[Task description] Give back the full listing verbatim, apart from its images.

..........

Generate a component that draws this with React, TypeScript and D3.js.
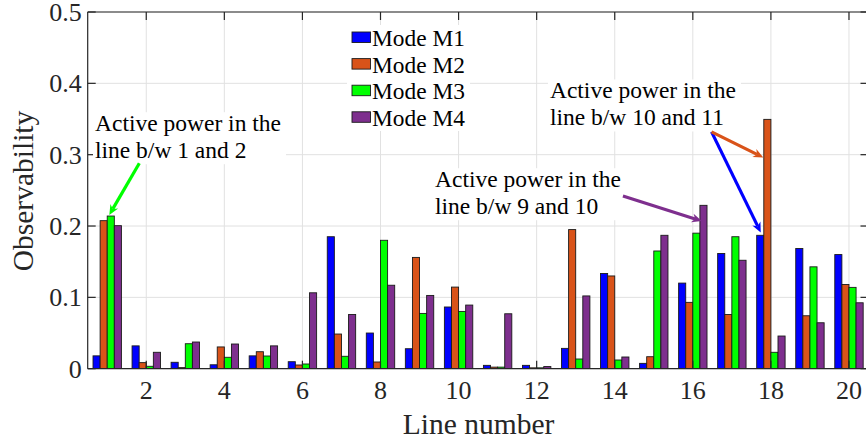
import React from "react";
import * as d3 from "d3";

// Observability of the four inter-area modes for each transmission line
const lines = d3.range(1, 21);
const modes = ["Mode M1", "Mode M2", "Mode M3", "Mode M4"];
const modeColors = ["#0000FF", "#D95319", "#00FF00", "#7E2F8E"];

const m1 = [0.018, 0.032, 0.009, 0.0055, 0.018, 0.0098, 0.185, 0.05, 0.028, 0.0865,
  0.0047, 0.0047, 0.0285, 0.1335, 0.0075, 0.12, 0.1615, 0.187, 0.1685, 0.16];
const m2 = [0.2075, 0.0085, 0.0015, 0.0305, 0.0238, 0.0052, 0.0486, 0.0094, 0.156, 0.1144,
  0.0022, 0.0012, 0.195, 0.13, 0.0168, 0.093, 0.076, 0.3495, 0.0742, 0.118];
const m3 = [0.214, 0.0034, 0.035, 0.016, 0.0178, 0.0066, 0.0174, 0.18, 0.0775, 0.0803,
  0.0022, 0.0012, 0.0136, 0.0122, 0.165, 0.19, 0.185, 0.023, 0.1428, 0.114];
const m4 = [0.2005, 0.023, 0.0374, 0.0346, 0.032, 0.1064, 0.076, 0.117, 0.1027, 0.0892,
  0.077, 0.003, 0.102, 0.0164, 0.187, 0.229, 0.152, 0.0458, 0.0644, 0.0924];
const series = [m1, m2, m3, m4];

const yTicks = [0, 0.1, 0.2, 0.3, 0.4, 0.5];
const xTicks = [2, 4, 6, 8, 10, 12, 14, 16, 18, 20];

// Text callouts (anchor in data units: line number, observability)
const notes = [
  { x: 0.687, y: 0.3336, text: ["Active power in the", "line b/w 1 and 2"] },
  { x: 9.396, y: 0.2551, text: ["Active power in the", "line b/w 9 and 10"] },
  { x: 12.34, y: 0.3795, text: ["Active power in the", "line b/w 10 and 11"] },
];
const arrows = [
  { from: [1.822, 0.288], to: [1.053, 0.2155], color: "#00FF00" },
  { from: [14.21, 0.242], to: [16.23, 0.207], color: "#7E2F8E" },
  { from: [16.48, 0.332], to: [17.74, 0.191], color: "#0000FF" },
  { from: [16.48, 0.332], to: [17.805, 0.296], color: "#D95319" },
];

const W = 866;
const H = 441;
const FONT = "'Liberation Serif', 'Times New Roman', serif";
const AX = "#262626";
const GRID = "#e1e1e1";

export default function App() {
  const left = 87.7;
  const right = 868.5;
  const top = 12;
  const bottom = 368.7;

  const x = d3.scaleLinear().domain([0.5, 20.5]).range([left, right]);
  const y = d3.scaleLinear().domain([0, 0.5]).range([bottom, top]);
  const groupW = 4 / 5.5;
  const sub = d3.scaleBand<number>().domain([0, 1, 2, 3]).range([-groupW / 2, groupW / 2]);
  const barW = x(sub.bandwidth()) - x(0);

  const tick = 8;
  const annFont = 23.5;
  const lineGap = 27.5;

  return (
    <svg width={W} height={H} style={{ position: "absolute", left: 0, top: 0, background: "#fff" }}
      fontFamily={FONT}>
      <defs>
        <clipPath id="plotclip">
          <rect x={left} y={top} width={right - left} height={bottom - top} />
        </clipPath>
      </defs>
      {/* grid */}
      <g stroke={GRID} strokeWidth={1}>
        {yTicks.map((t) => (
          <line key={"gy" + t} x1={left} x2={right} y1={y(t)} y2={y(t)} />
        ))}
        {xTicks.map((t) => (
          <line key={"gx" + t} x1={x(t)} x2={x(t)} y1={top} y2={bottom} />
        ))}
      </g>
      {/* bars */}
      <g clipPath="url(#plotclip)">
        {series.map((vals, si) =>
          vals.map((v, i) => {
            const x0 = x(lines[i] + (sub(si) as number));
            return (
              <rect key={si + "-" + i} x={x0} y={y(v)} width={barW} height={y(0) - y(v)}
                fill={modeColors[si]} stroke="#1a1a1a" strokeWidth={0.9} />
            );
          })
        )}
      </g>
      {/* axes box and ticks */}
      <g stroke={AX} strokeWidth={1.2} fill="none">
        <line x1={left} x2={right} y1={top} y2={top} />
        <line x1={left} x2={right} y1={bottom} y2={bottom} />
        <line x1={left} x2={left} y1={top} y2={bottom} />
        <line x1={right} x2={right} y1={top} y2={bottom} />
        {yTicks.map((t) => (
          <g key={"ty" + t}>
            <line x1={left} x2={left + tick} y1={y(t)} y2={y(t)} />
            <line x1={right} x2={right - tick} y1={y(t)} y2={y(t)} />
          </g>
        ))}
        {xTicks.map((t) => (
          <g key={"tx" + t}>
            <line x1={x(t)} x2={x(t)} y1={top} y2={top + tick} />
            <line x1={x(t)} x2={x(t)} y1={bottom} y2={bottom - tick} />
          </g>
        ))}
      </g>
      {/* tick labels */}
      <g fill={AX} fontSize={26}>
        {yTicks.map((t) => (
          <text key={"ly" + t} x={left - 6} y={y(t) + 9} textAnchor="end">
            {d3.format("~g")(t)}
          </text>
        ))}
        {xTicks.map((t) => (
          <text key={"lx" + t} x={x(t)} y={399} textAnchor="middle">
            {t}
          </text>
        ))}
      </g>
      {/* axis titles */}
      <text x={(left + 868.5) / 2 + 0.5} y={434} textAnchor="middle" fontSize={29.5} fill={AX}>
        Line number
      </text>
      <text transform={`translate(33, 191) rotate(-90)`} textAnchor="middle" fontSize={29.5} fill={AX}>
        Observability
      </text>
      {/* legend */}
      <g>
        <rect x={347} y={25} width={123} height={106} fill="#fff" />
        {modes.map((m, i) => (
          <g key={m} transform={`translate(0, ${i * 26.6})`}>
            <rect x={352} y={32} width={18.5} height={10.5} fill={modeColors[i]} stroke="#1a1a1a" strokeWidth={0.9} />
            <text x={372} y={46} fontSize={23.4} fill="#000">{m}</text>
          </g>
        ))}
      </g>
      {/* callout text */}
      {notes.map((n, k) => {
        const tx = x(n.x);
        const ty = y(n.y);
        return (
          <g key={"n" + k}>
            <rect x={tx - 2} y={ty - 18.5} width={193} height={lineGap + 24.5} fill="#fff" />
            {n.text.map((s, j) => (
              <text key={j} x={tx} y={ty + j * lineGap} fontSize={annFont} fill="#000">{s}</text>
            ))}
          </g>
        );
      })}
      {/* callout arrows */}
      {arrows.map((a, k) => {
        const x1 = x(a.from[0]);
        const y1 = y(a.from[1]);
        const x2 = x(a.to[0]);
        const y2 = y(a.to[1]);
        const ang = Math.atan2(y2 - y1, x2 - x1);
        const hl = 10;
        const hw = 4.5;
        const ca = Math.cos(ang);
        const sa = Math.sin(ang);
        const pt = (along: number, across: number) =>
          [x2 + along * ca - across * sa, y2 + along * sa + across * ca].join(",");
        const head = [pt(0, 0), pt(-hl, hw), pt(-hl * 0.7, 0), pt(-hl, -hw)].join(" ");
        return (
          <g key={"a" + k}>
            <line x1={x1} y1={y1} x2={x2 - hl * 0.7 * ca} y2={y2 - hl * 0.7 * sa}
              stroke={a.color} strokeWidth={3.2} />
            <polygon points={head} fill={a.color} />
          </g>
        );
      })}
    </svg>
  );
}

..........

[The reply]
Generate a component that draws this with React, TypeScript and D3.js.
import React from "react";
import * as d3 from "d3";

// Observability of the four inter-area modes for each transmission line
const lines = d3.range(1, 21);
const modes = ["Mode M1", "Mode M2", "Mode M3", "Mode M4"];
const modeColors = ["#0000FF", "#D95319", "#00FF00", "#7E2F8E"];

const m1 = [0.018, 0.032, 0.009, 0.0055, 0.018, 0.0098, 0.185, 0.05, 0.028, 0.0865,
  0.0047, 0.0047, 0.0285, 0.1335, 0.0075, 0.12, 0.1615, 0.187, 0.1685, 0.16];
const m2 = [0.2075, 0.0085, 0.0015, 0.0305, 0.0238, 0.0052, 0.0486, 0.0094, 0.156, 0.1144,
  0.0022, 0.0012, 0.195, 0.13, 0.0168, 0.093, 0.076, 0.3495, 0.0742, 0.118];
const m3 = [0.214, 0.0034, 0.035, 0.016, 0.0178, 0.0066, 0.0174, 0.18, 0.0775, 0.0803,
  0.0022, 0.0012, 0.0136, 0.0122, 0.165, 0.19, 0.185, 0.023, 0.1428, 0.114];
const m4 = [0.2005, 0.023, 0.0374, 0.0346, 0.032, 0.1064, 0.076, 0.117, 0.1027, 0.0892,
  0.077, 0.003, 0.102, 0.0164, 0.187, 0.229, 0.152, 0.0458, 0.0644, 0.0924];
const series = [m1, m2, m3, m4];

const yTicks = [0, 0.1, 0.2, 0.3, 0.4, 0.5];
const xTicks = [2, 4, 6, 8, 10, 12, 14, 16, 18, 20];

// Text callouts (anchor in data units: line number, observability)
const notes = [
  { x: 0.687, y: 0.3336, text: ["Active power in the", "line b/w 1 and 2"] },
  { x: 9.396, y: 0.2551, text: ["Active power in the", "line b/w 9 and 10"] },
  { x: 12.34, y: 0.3795, text: ["Active power in the", "line b/w 10 and 11"] },
];
const arrows = [
  { from: [1.822, 0.288], to: [1.053, 0.2155], color: "#00FF00" },
  { from: [14.21, 0.242], to: [16.23, 0.207], color: "#7E2F8E" },
  { from: [16.48, 0.332], to: [17.74, 0.191], color: "#0000FF" },
  { from: [16.48, 0.332], to: [17.805, 0.296], color: "#D95319" },
];

const W = 866;
const H = 441;
const FONT = "'Liberation Serif', 'Times New Roman', serif";
const AX = "#262626";
const GRID = "#e1e1e1";

export default function App() {
  const left = 87.7;
  const right = 868.5;
  const top = 12;
  const bottom = 368.7;

  const x = d3.scaleLinear().domain([0.5, 20.5]).range([left, right]);
  const y = d3.scaleLinear().domain([0, 0.5]).range([bottom, top]);
  const groupW = 4 / 5.5;
  const sub = d3.scaleBand<number>().domain([0, 1, 2, 3]).range([-groupW / 2, groupW / 2]);
  const barW = x(sub.bandwidth()) - x(0);

  const tick = 8;
  const annFont = 23.5;
  const lineGap = 27.5;

  return (
    <svg width={W} height={H} style={{ position: "absolute", left: 0, top: 0, background: "#fff" }}
      fontFamily={FONT}>
      <defs>
        <clipPath id="plotclip">
          <rect x={left} y={top} width={right - left} height={bottom - top} />
        </clipPath>
      </defs>
      {/* grid */}
      <g stroke={GRID} strokeWidth={1}>
        {yTicks.map((t) => (
          <line key={"gy" + t} x1={left} x2={right} y1={y(t)} y2={y(t)} />
        ))}
        {xTicks.map((t) => (
          <line key={"gx" + t} x1={x(t)} x2={x(t)} y1={top} y2={bottom} />
        ))}
      </g>
      {/* bars */}
      <g clipPath="url(#plotclip)">
        {series.map((vals, si) =>
          vals.map((v, i) => {
            const x0 = x(lines[i] + (sub(si) as number));
            return (
              <rect key={si + "-" + i} x={x0} y={y(v)} width={barW} height={y(0) - y(v)}
                fill={modeColors[si]} stroke="#1a1a1a" strokeWidth={0.9} />
            );
          })
        )}
      </g>
      {/* axes box and ticks */}
      <g stroke={AX} strokeWidth={1.2} fill="none">
        <line x1={left} x2={right} y1={top} y2={top} />
        <line x1={left} x2={right} y1={bottom} y2={bottom} />
        <line x1={left} x2={left} y1={top} y2={bottom} />
        <line x1={right} x2={right} y1={top} y2={bottom} />
        {yTicks.map((t) => (
          <g key={"ty" + t}>
            <line x1={left} x2={left + tick} y1={y(t)} y2={y(t)} />
            <line x1={right} x2={right - tick} y1={y(t)} y2={y(t)} />
          </g>
        ))}
        {xTicks.map((t) => (
          <g key={"tx" + t}>
            <line x1={x(t)} x2={x(t)} y1={top} y2={top + tick} />
            <line x1={x(t)} x2={x(t)} y1={bottom} y2={bottom - tick} />
          </g>
        ))}
      </g>
      {/* tick labels */}
      <g fill={AX} fontSize={26}>
        {yTicks.map((t) => (
          <text key={"ly" + t} x={left - 6} y={y(t) + 9} textAnchor="end">
            {d3.format("~g")(t)}
          </text>
        ))}
        {xTicks.map((t) => (
          <text key={"lx" + t} x={x(t)} y={399} textAnchor="middle">
            {t}
          </text>
        ))}
      </g>
      {/* axis titles */}
      <text x={(left + 868.5) / 2 + 0.5} y={434} textAnchor="middle" fontSize={29.5} fill={AX}>
        Line number
      </text>
      <text transform={`translate(33, 191) rotate(-90)`} textAnchor="middle" fontSize={29.5} fill={AX}>
        Observability
      </text>
      {/* legend */}
      <g>
        <rect x={347} y={25} width={123} height={106} fill="#fff" />
        {modes.map((m, i) => (
          <g key={m} transform={`translate(0, ${i * 26.6})`}>
            <rect x={352} y={32} width={18.5} height={10.5} fill={modeColors[i]} stroke="#1a1a1a" strokeWidth={0.9} />
            <text x={372} y={46} fontSize={23.4} fill="#000">{m}</text>
          </g>
        ))}
      </g>
      {/* callout text */}
      {notes.map((n, k) => {
        const tx = x(n.x);
        const ty = y(n.y);
        return (
          <g key={"n" + k}>
            <rect x={tx - 2} y={ty - 18.5} width={193} height={lineGap + 24.5} fill="#fff" />
            {n.text.map((s, j) => (
              <text key={j} x={tx} y={ty + j * lineGap} fontSize={annFont} fill="#000">{s}</text>
            ))}
          </g>
        );
      })}
      {/* callout arrows */}
      {arrows.map((a, k) => {
        const x1 = x(a.from[0]);
        const y1 = y(a.from[1]);
        const x2 = x(a.to[0]);
        const y2 = y(a.to[1]);
        const ang = Math.atan2(y2 - y1, x2 - x1);
        const hl = 10;
        const hw = 4.5;
        const ca = Math.cos(ang);
        const sa = Math.sin(ang);
        const pt = (along: number, across: number) =>
          [x2 + along * ca - across * sa, y2 + along * sa + across * ca].join(",");
        const head = [pt(0, 0), pt(-hl, hw), pt(-hl * 0.7, 0), pt(-hl, -hw)].join(" ");
        return (
          <g key={"a" + k}>
            <line x1={x1} y1={y1} x2={x2 - hl * 0.7 * ca} y2={y2 - hl * 0.7 * sa}
              stroke={a.color} strokeWidth={3.2} />
            <polygon points={head} fill={a.color} />
          </g>
        );
      })}
    </svg>
  );
}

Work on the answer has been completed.